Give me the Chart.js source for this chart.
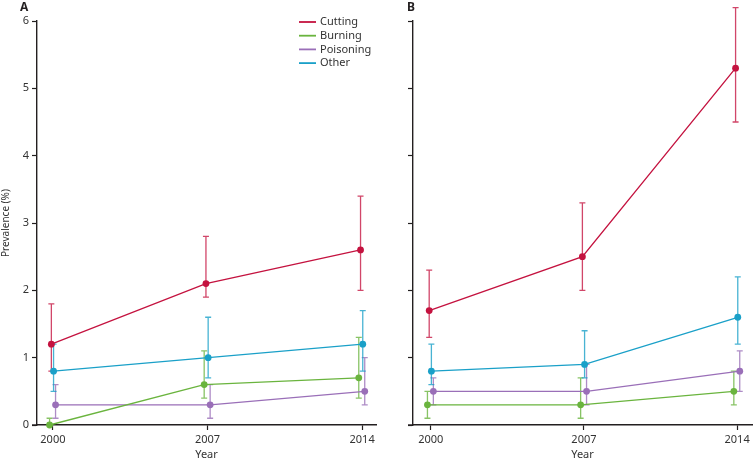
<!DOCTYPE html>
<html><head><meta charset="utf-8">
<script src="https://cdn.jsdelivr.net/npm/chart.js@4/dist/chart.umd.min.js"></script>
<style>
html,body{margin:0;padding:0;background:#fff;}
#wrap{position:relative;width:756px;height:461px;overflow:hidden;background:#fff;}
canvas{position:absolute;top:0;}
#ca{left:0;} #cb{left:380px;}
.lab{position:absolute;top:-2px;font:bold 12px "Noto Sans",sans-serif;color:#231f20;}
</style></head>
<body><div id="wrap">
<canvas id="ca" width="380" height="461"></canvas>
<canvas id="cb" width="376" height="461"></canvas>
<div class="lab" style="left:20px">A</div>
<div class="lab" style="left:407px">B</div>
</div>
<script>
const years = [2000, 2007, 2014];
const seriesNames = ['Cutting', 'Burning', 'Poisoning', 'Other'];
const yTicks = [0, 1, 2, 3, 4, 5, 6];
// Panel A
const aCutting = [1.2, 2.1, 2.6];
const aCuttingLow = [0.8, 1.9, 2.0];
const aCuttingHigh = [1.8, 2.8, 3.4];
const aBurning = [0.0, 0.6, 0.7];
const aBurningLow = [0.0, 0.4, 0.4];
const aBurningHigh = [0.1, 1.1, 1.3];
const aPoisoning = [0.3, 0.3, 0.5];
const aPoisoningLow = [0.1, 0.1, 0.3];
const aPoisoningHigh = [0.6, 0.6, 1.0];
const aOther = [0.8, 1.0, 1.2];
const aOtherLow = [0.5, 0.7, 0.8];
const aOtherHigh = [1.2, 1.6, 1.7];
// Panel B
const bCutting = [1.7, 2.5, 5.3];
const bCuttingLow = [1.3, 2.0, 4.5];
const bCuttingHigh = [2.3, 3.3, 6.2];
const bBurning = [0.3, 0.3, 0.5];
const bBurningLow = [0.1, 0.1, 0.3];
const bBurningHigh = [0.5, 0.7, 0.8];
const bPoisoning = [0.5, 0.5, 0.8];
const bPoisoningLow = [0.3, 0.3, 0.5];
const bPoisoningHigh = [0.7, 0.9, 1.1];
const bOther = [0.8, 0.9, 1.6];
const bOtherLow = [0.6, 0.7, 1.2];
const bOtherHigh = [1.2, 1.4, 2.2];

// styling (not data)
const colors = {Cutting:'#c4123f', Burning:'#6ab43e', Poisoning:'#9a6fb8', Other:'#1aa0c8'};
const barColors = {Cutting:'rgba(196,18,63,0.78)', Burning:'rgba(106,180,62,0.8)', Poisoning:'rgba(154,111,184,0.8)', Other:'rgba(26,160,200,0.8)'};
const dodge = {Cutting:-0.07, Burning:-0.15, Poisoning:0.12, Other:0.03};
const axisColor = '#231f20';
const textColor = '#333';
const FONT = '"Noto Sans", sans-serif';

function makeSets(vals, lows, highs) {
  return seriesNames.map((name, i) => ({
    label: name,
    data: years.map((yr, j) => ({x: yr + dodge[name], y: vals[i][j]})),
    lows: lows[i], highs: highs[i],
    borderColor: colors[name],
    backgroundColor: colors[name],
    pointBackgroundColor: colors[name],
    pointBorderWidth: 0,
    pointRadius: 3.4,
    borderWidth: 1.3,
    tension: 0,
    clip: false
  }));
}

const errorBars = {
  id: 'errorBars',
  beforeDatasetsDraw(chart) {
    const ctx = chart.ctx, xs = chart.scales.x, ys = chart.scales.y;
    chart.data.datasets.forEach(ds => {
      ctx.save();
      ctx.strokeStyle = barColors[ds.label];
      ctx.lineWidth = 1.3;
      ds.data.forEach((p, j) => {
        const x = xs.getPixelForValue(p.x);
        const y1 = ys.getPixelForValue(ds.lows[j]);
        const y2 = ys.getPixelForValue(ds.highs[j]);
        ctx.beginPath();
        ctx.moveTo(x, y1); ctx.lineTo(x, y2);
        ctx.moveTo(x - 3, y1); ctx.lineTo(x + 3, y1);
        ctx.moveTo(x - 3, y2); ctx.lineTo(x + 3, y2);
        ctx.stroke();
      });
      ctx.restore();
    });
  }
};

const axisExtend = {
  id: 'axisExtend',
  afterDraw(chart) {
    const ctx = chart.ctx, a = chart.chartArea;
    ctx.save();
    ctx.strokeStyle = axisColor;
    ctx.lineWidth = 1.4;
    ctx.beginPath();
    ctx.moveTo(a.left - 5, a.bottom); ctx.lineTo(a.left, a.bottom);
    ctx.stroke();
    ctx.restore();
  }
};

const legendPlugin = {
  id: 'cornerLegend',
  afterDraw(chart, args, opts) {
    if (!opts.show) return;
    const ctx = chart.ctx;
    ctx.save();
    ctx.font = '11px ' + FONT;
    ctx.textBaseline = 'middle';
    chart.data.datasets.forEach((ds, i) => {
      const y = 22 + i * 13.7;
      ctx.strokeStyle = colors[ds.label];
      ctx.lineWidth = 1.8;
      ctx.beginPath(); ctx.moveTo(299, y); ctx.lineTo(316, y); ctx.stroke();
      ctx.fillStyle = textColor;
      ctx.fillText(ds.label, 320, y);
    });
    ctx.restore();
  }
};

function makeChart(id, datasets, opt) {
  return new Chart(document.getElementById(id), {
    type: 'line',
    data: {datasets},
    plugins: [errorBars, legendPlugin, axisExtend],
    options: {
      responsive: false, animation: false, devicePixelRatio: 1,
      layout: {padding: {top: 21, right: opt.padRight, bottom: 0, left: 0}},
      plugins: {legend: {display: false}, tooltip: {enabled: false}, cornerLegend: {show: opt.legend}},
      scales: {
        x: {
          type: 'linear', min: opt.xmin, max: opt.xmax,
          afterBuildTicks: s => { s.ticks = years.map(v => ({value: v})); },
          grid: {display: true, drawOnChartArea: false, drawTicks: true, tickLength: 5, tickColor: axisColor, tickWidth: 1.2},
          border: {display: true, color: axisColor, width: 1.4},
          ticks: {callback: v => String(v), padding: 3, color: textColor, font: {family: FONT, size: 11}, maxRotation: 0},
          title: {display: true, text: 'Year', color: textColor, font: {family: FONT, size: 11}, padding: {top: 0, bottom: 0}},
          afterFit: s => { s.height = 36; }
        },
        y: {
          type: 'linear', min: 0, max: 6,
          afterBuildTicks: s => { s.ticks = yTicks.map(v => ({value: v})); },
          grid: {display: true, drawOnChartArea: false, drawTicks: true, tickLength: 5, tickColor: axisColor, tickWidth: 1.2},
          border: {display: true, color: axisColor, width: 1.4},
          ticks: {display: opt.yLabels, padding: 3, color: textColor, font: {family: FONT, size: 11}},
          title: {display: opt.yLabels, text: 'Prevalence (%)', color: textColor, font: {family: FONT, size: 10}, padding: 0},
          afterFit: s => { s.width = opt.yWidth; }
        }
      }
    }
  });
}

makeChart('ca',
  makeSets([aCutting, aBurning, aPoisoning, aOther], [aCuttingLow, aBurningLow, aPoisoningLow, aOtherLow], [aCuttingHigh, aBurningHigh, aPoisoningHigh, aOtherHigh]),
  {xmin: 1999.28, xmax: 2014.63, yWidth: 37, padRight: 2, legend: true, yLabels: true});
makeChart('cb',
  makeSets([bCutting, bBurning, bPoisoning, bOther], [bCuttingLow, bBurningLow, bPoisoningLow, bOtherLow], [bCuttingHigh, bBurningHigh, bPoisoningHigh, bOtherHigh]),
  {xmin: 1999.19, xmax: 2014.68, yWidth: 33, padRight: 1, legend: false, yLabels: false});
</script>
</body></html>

**REQUIREMENT**.
All of the data needs repeating exactly, but the pictures do not.

**FINAL ANSWER**.
Give me the Chart.js source for this chart.
<!DOCTYPE html>
<html><head><meta charset="utf-8">
<script src="https://cdn.jsdelivr.net/npm/chart.js@4/dist/chart.umd.min.js"></script>
<style>
html,body{margin:0;padding:0;background:#fff;}
#wrap{position:relative;width:756px;height:461px;overflow:hidden;background:#fff;}
canvas{position:absolute;top:0;}
#ca{left:0;} #cb{left:380px;}
.lab{position:absolute;top:-2px;font:bold 12px "Noto Sans",sans-serif;color:#231f20;}
</style></head>
<body><div id="wrap">
<canvas id="ca" width="380" height="461"></canvas>
<canvas id="cb" width="376" height="461"></canvas>
<div class="lab" style="left:20px">A</div>
<div class="lab" style="left:407px">B</div>
</div>
<script>
const years = [2000, 2007, 2014];
const seriesNames = ['Cutting', 'Burning', 'Poisoning', 'Other'];
const yTicks = [0, 1, 2, 3, 4, 5, 6];
// Panel A
const aCutting = [1.2, 2.1, 2.6];
const aCuttingLow = [0.8, 1.9, 2.0];
const aCuttingHigh = [1.8, 2.8, 3.4];
const aBurning = [0.0, 0.6, 0.7];
const aBurningLow = [0.0, 0.4, 0.4];
const aBurningHigh = [0.1, 1.1, 1.3];
const aPoisoning = [0.3, 0.3, 0.5];
const aPoisoningLow = [0.1, 0.1, 0.3];
const aPoisoningHigh = [0.6, 0.6, 1.0];
const aOther = [0.8, 1.0, 1.2];
const aOtherLow = [0.5, 0.7, 0.8];
const aOtherHigh = [1.2, 1.6, 1.7];
// Panel B
const bCutting = [1.7, 2.5, 5.3];
const bCuttingLow = [1.3, 2.0, 4.5];
const bCuttingHigh = [2.3, 3.3, 6.2];
const bBurning = [0.3, 0.3, 0.5];
const bBurningLow = [0.1, 0.1, 0.3];
const bBurningHigh = [0.5, 0.7, 0.8];
const bPoisoning = [0.5, 0.5, 0.8];
const bPoisoningLow = [0.3, 0.3, 0.5];
const bPoisoningHigh = [0.7, 0.9, 1.1];
const bOther = [0.8, 0.9, 1.6];
const bOtherLow = [0.6, 0.7, 1.2];
const bOtherHigh = [1.2, 1.4, 2.2];

// styling (not data)
const colors = {Cutting:'#c4123f', Burning:'#6ab43e', Poisoning:'#9a6fb8', Other:'#1aa0c8'};
const barColors = {Cutting:'rgba(196,18,63,0.78)', Burning:'rgba(106,180,62,0.8)', Poisoning:'rgba(154,111,184,0.8)', Other:'rgba(26,160,200,0.8)'};
const dodge = {Cutting:-0.07, Burning:-0.15, Poisoning:0.12, Other:0.03};
const axisColor = '#231f20';
const textColor = '#333';
const FONT = '"Noto Sans", sans-serif';

function makeSets(vals, lows, highs) {
  return seriesNames.map((name, i) => ({
    label: name,
    data: years.map((yr, j) => ({x: yr + dodge[name], y: vals[i][j]})),
    lows: lows[i], highs: highs[i],
    borderColor: colors[name],
    backgroundColor: colors[name],
    pointBackgroundColor: colors[name],
    pointBorderWidth: 0,
    pointRadius: 3.4,
    borderWidth: 1.3,
    tension: 0,
    clip: false
  }));
}

const errorBars = {
  id: 'errorBars',
  beforeDatasetsDraw(chart) {
    const ctx = chart.ctx, xs = chart.scales.x, ys = chart.scales.y;
    chart.data.datasets.forEach(ds => {
      ctx.save();
      ctx.strokeStyle = barColors[ds.label];
      ctx.lineWidth = 1.3;
      ds.data.forEach((p, j) => {
        const x = xs.getPixelForValue(p.x);
        const y1 = ys.getPixelForValue(ds.lows[j]);
        const y2 = ys.getPixelForValue(ds.highs[j]);
        ctx.beginPath();
        ctx.moveTo(x, y1); ctx.lineTo(x, y2);
        ctx.moveTo(x - 3, y1); ctx.lineTo(x + 3, y1);
        ctx.moveTo(x - 3, y2); ctx.lineTo(x + 3, y2);
        ctx.stroke();
      });
      ctx.restore();
    });
  }
};

const axisExtend = {
  id: 'axisExtend',
  afterDraw(chart) {
    const ctx = chart.ctx, a = chart.chartArea;
    ctx.save();
    ctx.strokeStyle = axisColor;
    ctx.lineWidth = 1.4;
    ctx.beginPath();
    ctx.moveTo(a.left - 5, a.bottom); ctx.lineTo(a.left, a.bottom);
    ctx.stroke();
    ctx.restore();
  }
};

const legendPlugin = {
  id: 'cornerLegend',
  afterDraw(chart, args, opts) {
    if (!opts.show) return;
    const ctx = chart.ctx;
    ctx.save();
    ctx.font = '11px ' + FONT;
    ctx.textBaseline = 'middle';
    chart.data.datasets.forEach((ds, i) => {
      const y = 22 + i * 13.7;
      ctx.strokeStyle = colors[ds.label];
      ctx.lineWidth = 1.8;
      ctx.beginPath(); ctx.moveTo(299, y); ctx.lineTo(316, y); ctx.stroke();
      ctx.fillStyle = textColor;
      ctx.fillText(ds.label, 320, y);
    });
    ctx.restore();
  }
};

function makeChart(id, datasets, opt) {
  return new Chart(document.getElementById(id), {
    type: 'line',
    data: {datasets},
    plugins: [errorBars, legendPlugin, axisExtend],
    options: {
      responsive: false, animation: false, devicePixelRatio: 1,
      layout: {padding: {top: 21, right: opt.padRight, bottom: 0, left: 0}},
      plugins: {legend: {display: false}, tooltip: {enabled: false}, cornerLegend: {show: opt.legend}},
      scales: {
        x: {
          type: 'linear', min: opt.xmin, max: opt.xmax,
          afterBuildTicks: s => { s.ticks = years.map(v => ({value: v})); },
          grid: {display: true, drawOnChartArea: false, drawTicks: true, tickLength: 5, tickColor: axisColor, tickWidth: 1.2},
          border: {display: true, color: axisColor, width: 1.4},
          ticks: {callback: v => String(v), padding: 3, color: textColor, font: {family: FONT, size: 11}, maxRotation: 0},
          title: {display: true, text: 'Year', color: textColor, font: {family: FONT, size: 11}, padding: {top: 0, bottom: 0}},
          afterFit: s => { s.height = 36; }
        },
        y: {
          type: 'linear', min: 0, max: 6,
          afterBuildTicks: s => { s.ticks = yTicks.map(v => ({value: v})); },
          grid: {display: true, drawOnChartArea: false, drawTicks: true, tickLength: 5, tickColor: axisColor, tickWidth: 1.2},
          border: {display: true, color: axisColor, width: 1.4},
          ticks: {display: opt.yLabels, padding: 3, color: textColor, font: {family: FONT, size: 11}},
          title: {display: opt.yLabels, text: 'Prevalence (%)', color: textColor, font: {family: FONT, size: 10}, padding: 0},
          afterFit: s => { s.width = opt.yWidth; }
        }
      }
    }
  });
}

makeChart('ca',
  makeSets([aCutting, aBurning, aPoisoning, aOther], [aCuttingLow, aBurningLow, aPoisoningLow, aOtherLow], [aCuttingHigh, aBurningHigh, aPoisoningHigh, aOtherHigh]),
  {xmin: 1999.28, xmax: 2014.63, yWidth: 37, padRight: 2, legend: true, yLabels: true});
makeChart('cb',
  makeSets([bCutting, bBurning, bPoisoning, bOther], [bCuttingLow, bBurningLow, bPoisoningLow, bOtherLow], [bCuttingHigh, bBurningHigh, bPoisoningHigh, bOtherHigh]),
  {xmin: 1999.19, xmax: 2014.68, yWidth: 33, padRight: 1, legend: false, yLabels: false});
</script>
</body></html>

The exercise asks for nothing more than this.